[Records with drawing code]
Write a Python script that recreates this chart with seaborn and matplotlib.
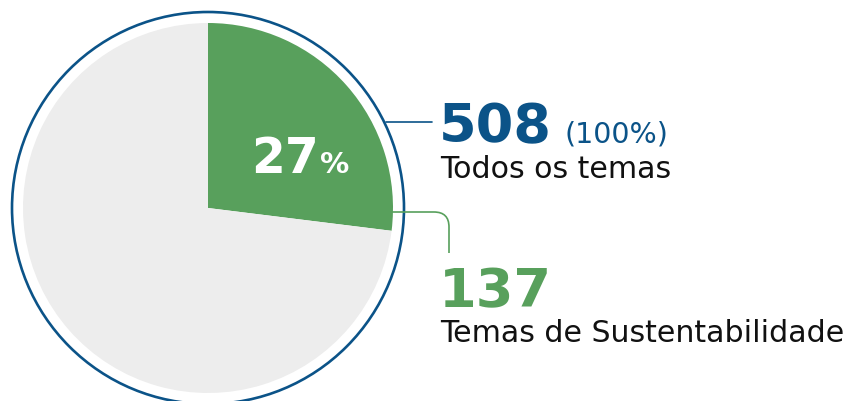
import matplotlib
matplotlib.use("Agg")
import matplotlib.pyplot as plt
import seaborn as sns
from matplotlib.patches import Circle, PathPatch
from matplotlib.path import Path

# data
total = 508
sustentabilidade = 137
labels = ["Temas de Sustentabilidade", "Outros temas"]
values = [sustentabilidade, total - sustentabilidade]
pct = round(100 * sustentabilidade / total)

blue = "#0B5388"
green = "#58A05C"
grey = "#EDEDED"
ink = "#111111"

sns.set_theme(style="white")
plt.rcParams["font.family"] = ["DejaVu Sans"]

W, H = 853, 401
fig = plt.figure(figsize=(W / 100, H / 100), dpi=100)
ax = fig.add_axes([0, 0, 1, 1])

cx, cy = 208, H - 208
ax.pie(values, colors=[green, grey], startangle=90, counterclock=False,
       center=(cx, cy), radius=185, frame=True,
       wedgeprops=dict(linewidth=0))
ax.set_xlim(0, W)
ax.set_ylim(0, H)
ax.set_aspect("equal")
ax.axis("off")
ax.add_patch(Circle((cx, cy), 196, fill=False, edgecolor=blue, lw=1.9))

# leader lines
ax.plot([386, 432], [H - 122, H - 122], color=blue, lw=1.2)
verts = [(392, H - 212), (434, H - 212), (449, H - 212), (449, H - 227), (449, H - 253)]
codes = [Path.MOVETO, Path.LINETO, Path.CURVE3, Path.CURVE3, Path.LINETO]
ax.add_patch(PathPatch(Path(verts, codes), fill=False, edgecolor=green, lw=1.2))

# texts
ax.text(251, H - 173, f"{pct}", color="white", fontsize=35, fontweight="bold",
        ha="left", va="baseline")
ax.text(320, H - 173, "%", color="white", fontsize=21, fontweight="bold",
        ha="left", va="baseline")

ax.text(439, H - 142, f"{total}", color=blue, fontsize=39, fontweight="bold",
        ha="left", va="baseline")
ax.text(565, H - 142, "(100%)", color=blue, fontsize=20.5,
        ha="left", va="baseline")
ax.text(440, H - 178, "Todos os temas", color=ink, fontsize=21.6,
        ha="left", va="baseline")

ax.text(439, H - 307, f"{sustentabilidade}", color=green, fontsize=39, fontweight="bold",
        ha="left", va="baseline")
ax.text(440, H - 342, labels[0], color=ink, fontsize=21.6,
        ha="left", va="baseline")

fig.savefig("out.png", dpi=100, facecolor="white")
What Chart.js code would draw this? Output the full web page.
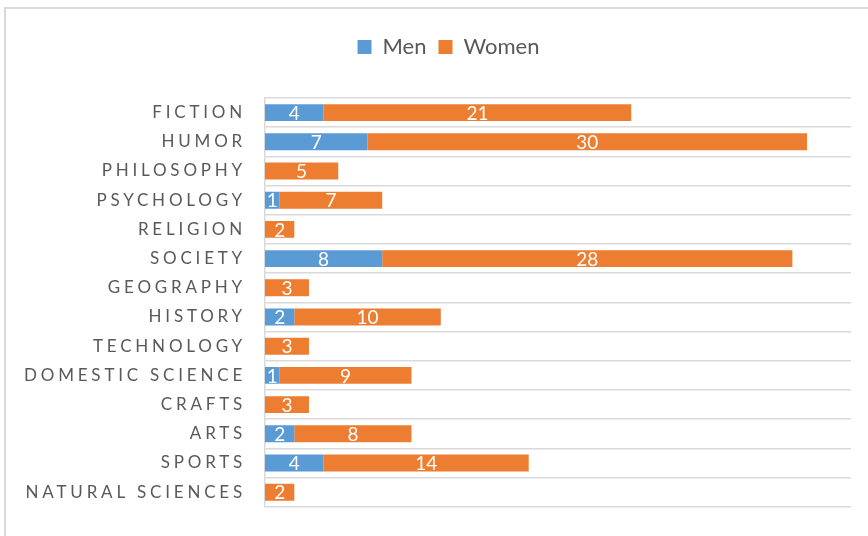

:: Your goal ::
Write out exactly the opening lines of the data, stopping after the line that holds "from matplotlib.path import Path". Exclude pictures.

:: Result of the task ::
Write a Python script that recreates this chart with seaborn and matplotlib.
import matplotlib
matplotlib.use("Agg")
import matplotlib.pyplot as plt
import seaborn as sns
from matplotlib.patches import Circle, PathPatch
from matplotlib.path import Path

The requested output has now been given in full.